Gloss’s subtle and lyrical prose examines the lives and personal struggles of the passengers—now among the stars—and evokes the struggle of our complicated history on Earth.
The Earth is dying, so a community of Esperanto-speaking Quakers convert an orbital station into a starship, and set off to look for a new world. A hundred years later, their ship is slowly deteriorating, children are being born with radiation-induced deformities, but the new world is cold, semi-barren and inhospitable. What to do?
This is a more realistic view of generation travel to new planets: the gradual loss of function on the ship, and the inhospitability of alien worlds. The new world is hostile, and there is a genuine choice to make: stay on the slowly decaying but known, warm, and understood enclosed ship, or move to the new wild, cold, inhospitable, terrifyingly open world?

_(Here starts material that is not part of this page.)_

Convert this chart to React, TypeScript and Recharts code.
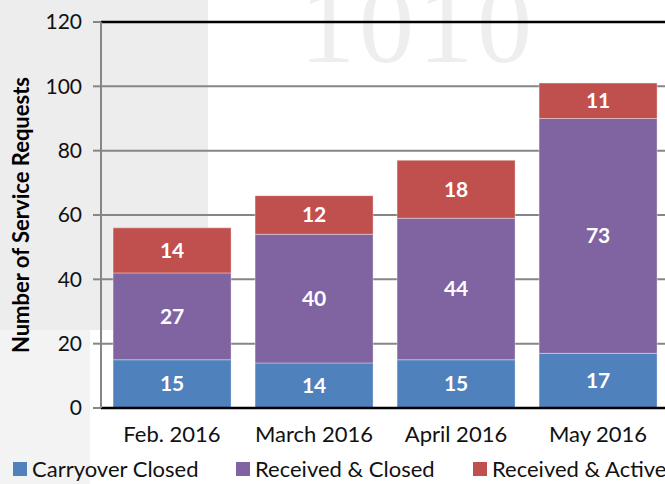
import { BarChart, Bar, XAxis, YAxis, CartesianGrid, LabelList, ReferenceLine } from "recharts";

const months = ["Feb. 2016", "March 2016", "April 2016", "May 2016"];
const carryoverClosed = [15, 14, 15, 17];
const receivedClosed = [27, 40, 44, 73];
const receivedActive = [14, 12, 18, 11];
const yTicks = [0, 20, 40, 60, 80, 100, 120];

const series = [
  { key: "carryover", name: "Carryover Closed", color: "#4F81BD" },
  { key: "closed", name: "Received & Closed", color: "#8064A2" },
  { key: "active", name: "Received & Active", color: "#C0504D" },
];

// legend item left edges
const legendX = [13, 236, 473];

const data = months.map((m, i) => ({
  month: m,
  carryover: carryoverClosed[i],
  closed: receivedClosed[i],
  active: receivedActive[i],
}));

const FONT = "Lato, 'Open Sans', sans-serif";

export default function App() {
  return (
    <div
      style={{
        position: "absolute",
        left: 0,
        top: 0,
        width: 665,
        height: 484,
        overflow: "hidden",
        background: "#fff",
        fontFamily: FONT,
      }}
    >
      {/* faint watermark behind the chart */}
      <div style={{ position: "absolute", left: 0, top: 0, width: 208, height: 330, background: "#ededed" }} />
      <div style={{ position: "absolute", left: 0, top: 330, width: 90, height: 154, background: "#f3f3f3" }} />
      <div
        style={{
          position: "absolute",
          left: 300,
          top: -38,
          fontFamily: "'Liberation Serif', serif",
          fontSize: 110,
          color: "#eeeeee",
          letterSpacing: 4,
        }}
      >
        1010
      </div>

      <div style={{ position: "absolute", left: 0, top: 0 }}>
        <BarChart
          width={680}
          height={484}
          data={data}
          margin={{ top: 22, right: 11, left: 0, bottom: 0 }}
          barCategoryGap="8.5%"
        >
          <CartesianGrid vertical={false} stroke="#868686" strokeWidth={2} />
          <XAxis
            dataKey="month"
            height={76}
            tickLine={false}
            axisLine={false}
            tickMargin={12}
            tick={{ fill: "#111", fontSize: 22, fontFamily: FONT }}
          />
          <YAxis
            width={101}
            domain={[0, 120]}
            ticks={yTicks}
            interval={0}
            stroke="#868686"
            axisLine={{ stroke: "#868686", strokeWidth: 2 }}
            tickLine={{ stroke: "#868686", strokeWidth: 2 }}
            tickSize={8}
            tickMargin={11}
            tick={{ fill: "#111", fontSize: 21, fontFamily: FONT }}
            label={{
              value: "Number of Service Requests",
              angle: -90,
              position: "insideLeft",
              offset: 21,
              style: { textAnchor: "middle", fill: "#000", fontWeight: 700, fontSize: 22, fontFamily: FONT },
            }}
          />
          {series.map((s) => (
            <Bar
              key={s.key}
              dataKey={s.key}
              name={s.name}
              stackId="a"
              fill={s.color}
              stroke="#ffffff"
              strokeOpacity={0.35}
              strokeWidth={1}
              isAnimationActive={false}
            >
              <LabelList
                dataKey={s.key}
                position="center"
                style={{ fill: "#fff", fontWeight: 700, fontSize: 21, fontFamily: FONT }}
              />
            </Bar>
          ))}
          <ReferenceLine y={120} stroke="#000" strokeWidth={2.5} />
          <ReferenceLine y={0} stroke="#000" strokeWidth={2.5} />
        </BarChart>
      </div>

      {/* legend along the bottom, running off the right edge like the original */}
      {series.map((s, i) => (
        <div
          key={s.key}
          style={{
            position: "absolute",
            left: legendX[i],
            top: 456,
            display: "flex",
            alignItems: "center",
            whiteSpace: "nowrap",
            fontSize: 22,
            lineHeight: "26px",
            color: "#111",
            fontFamily: FONT,
          }}
        >
          <span style={{ display: "inline-block", width: 14, height: 14, background: s.color, marginRight: 5 }} />
          <span>{s.name}</span>
        </div>
      ))}
    </div>
  );
}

Neither choice is good.
Despite being well written, this is depressing on many levels, and not just because of the realistic appraisal of the colonisation task in hand (although I am not convinced by the ecology of the new world: oxygen atmosphere and birdlike creatures, but precious little vegetation?; and I am very not convinced by the reiki healing scene). The Quaker lifestyle means that conflicts are resolved peacefully, by discussions in Meetings; yet despite some interesting resolutions that result from this approach, everyone seems so glum: there is no joy or excitement, just the same daily banal routine, and people not really liking each other, or understanding themselves. The day to day existence feels dull, and the lack of opportunity for growth feels stifling. I just didn’t care for the characters, or what choice they made.